Of the chats I work, about 10% of them actually have to do with the online parts store.  Some days I spend an hour or two with one homeowner who wants to know all of the part numbers for the parts he needs because he doesn't want to call in and he's planning to take his information to the box store.  This is not what the chat tool was envisioned to be, but it's what it is, nonetheless.

Well, I thought, this homeowner must have made a mistake.  So I tried to verify the information she had provided:  I just want to verify what you've told me.  You have a door that is 64 inches tall, and you want to know if a lock mechanism that is 68 inches long will work.  Is that correct?

Homeowner:  Yes.

Me:  Is the door itself 64 inches tall or is that just the glass you can see and touch.

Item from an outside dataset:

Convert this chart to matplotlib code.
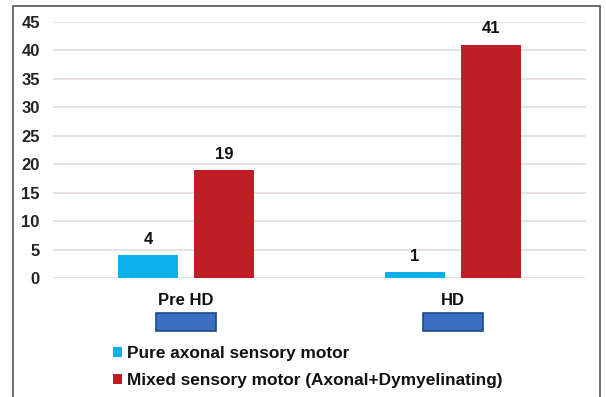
import matplotlib
matplotlib.use("Agg")
import matplotlib.pyplot as plt
from matplotlib.patches import Rectangle
import matplotlib.transforms as mtransforms

# Data
categories = ["Pre HD", "HD"]
series_names = ["Pure axonal sensory motor",
                "Mixed sensory motor (Axonal+Dymyelinating)"]
pure_axonal = [4, 1]
mixed = [19, 41]
y_ticks = [0, 5, 10, 15, 20, 25, 30, 35, 40, 45]

plt.rcParams["font.family"] = ["Liberation Sans", "DejaVu Sans"]
plt.rcParams["font.weight"] = "bold"

W, H = 606, 397
FS = 12
fig = plt.figure(figsize=(W / 100, H / 100), dpi=100)
fig.patch.set_facecolor("white")

# outer frame of the figure panel
frame = Rectangle((13 / W, -0.05), (600 - 13) / W, 1 - 6 / H + 0.05,
                  transform=fig.transFigure, fill=False,
                  edgecolor="#555555", linewidth=1.2)
fig.patches.append(frame)

left, right = 53 / W, 586 / W
bottom, top = 1 - 278 / H, 1 - 22 / H
ax = fig.add_axes([left, bottom, right - left, top - bottom])

blue = "#0cb0ea"
red = "#be1f26"
x = list(range(len(categories)))
bw = 0.225
off = 0.142

b1 = ax.bar([i - off for i in x], pure_axonal, width=bw, color=blue,
            zorder=3, label=series_names[0])
b2 = ax.bar([i + off for i in x], mixed, width=bw, color=red,
            zorder=3, label=series_names[1])

for bars, vals in ((b1, pure_axonal), (b2, mixed)):
    for rect, v in zip(bars, vals):
        ax.annotate(str(v), (rect.get_x() + rect.get_width() / 2, v),
                    xytext=(0, 6), textcoords="offset points",
                    ha="center", va="bottom", fontsize=FS,
                    fontweight="bold", color="#111111")

ax.set_xlim(-0.5, len(categories) - 0.5)
ax.set_ylim(0, 45)
ax.set_yticks(y_ticks)
ax.set_yticklabels([str(t) for t in y_ticks], fontsize=FS,
                   fontweight="bold", color="#222222")
ax.set_xticks(x)
ax.set_xticklabels(categories, fontsize=FS, fontweight="bold",
                   color="#111111")
ax.tick_params(axis="y", length=0, pad=9.5)
ax.tick_params(axis="x", length=0, pad=11)
for s in ax.spines.values():
    s.set_visible(False)
ax.grid(axis="y", color="#e9dede", linewidth=1.3, zorder=0)
ax.set_axisbelow(True)

# small blue boxes beneath each category label
trans = mtransforms.blended_transform_factory(ax.transData, fig.transFigure)
box_w = 60 / ((right - left) * W) * len(categories)
for i in x:
    r = Rectangle((i - box_w / 2, 1 - 331 / H), box_w, 18 / H,
                  transform=trans, facecolor="#3b6fc2",
                  edgecolor="#1e4a86", linewidth=1.2, clip_on=False)
    fig.patches.append(r)

leg = fig.legend(handles=[b1, b2], labels=series_names,
                 loc="upper left", bbox_to_anchor=(113 / W, 1 - 346 / H),
                 frameon=False, prop={"weight": "bold", "size": 12.4},
                 handlelength=0.5, handleheight=0.5, handletextpad=0.3,
                 labelspacing=0.7, borderpad=0, borderaxespad=0)
for t in leg.get_texts():
    t.set_color("#111111")

fig.savefig("out.png", dpi=100)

Homeowner:  It's just the door.  The glass itself is several inches shorter.

Me:  Well, I'm sorry ma'am, but we do not manufacture products for hobbit houses.  And shipping parts to Middle Earth is a logistics nightmare.

I'm kidding.  I didn't respond with hobbit jokes.  In the chat.  I did read the chat to my desk mates and told them how I wanted to respond.  Everyone laughed.  A lot.

What I actually wrote was:  So, just to be clear, your door is 5 feet 4 inches tall.  Is that correct?

Homeowner:  No.  My door is 6 feet 4 inches tall.

Me:  Fantastic!  Would you mind measuring the height of the visible glass in your door?

Homeowner:  Sure.  Just one minute.

8 minutes later:  It's 63 inches tall.

Me:  Excellent.  That tells my your door unit is 6 feet 8 inches tall and unit size 68 lock mechanism the correct part for your door.  This part can be found in our online parts catalog at....

Still, for a moment there, one glorious moment, I really thought I might be having a chat with a hobbit, from Middle Earth, who just really loves our products.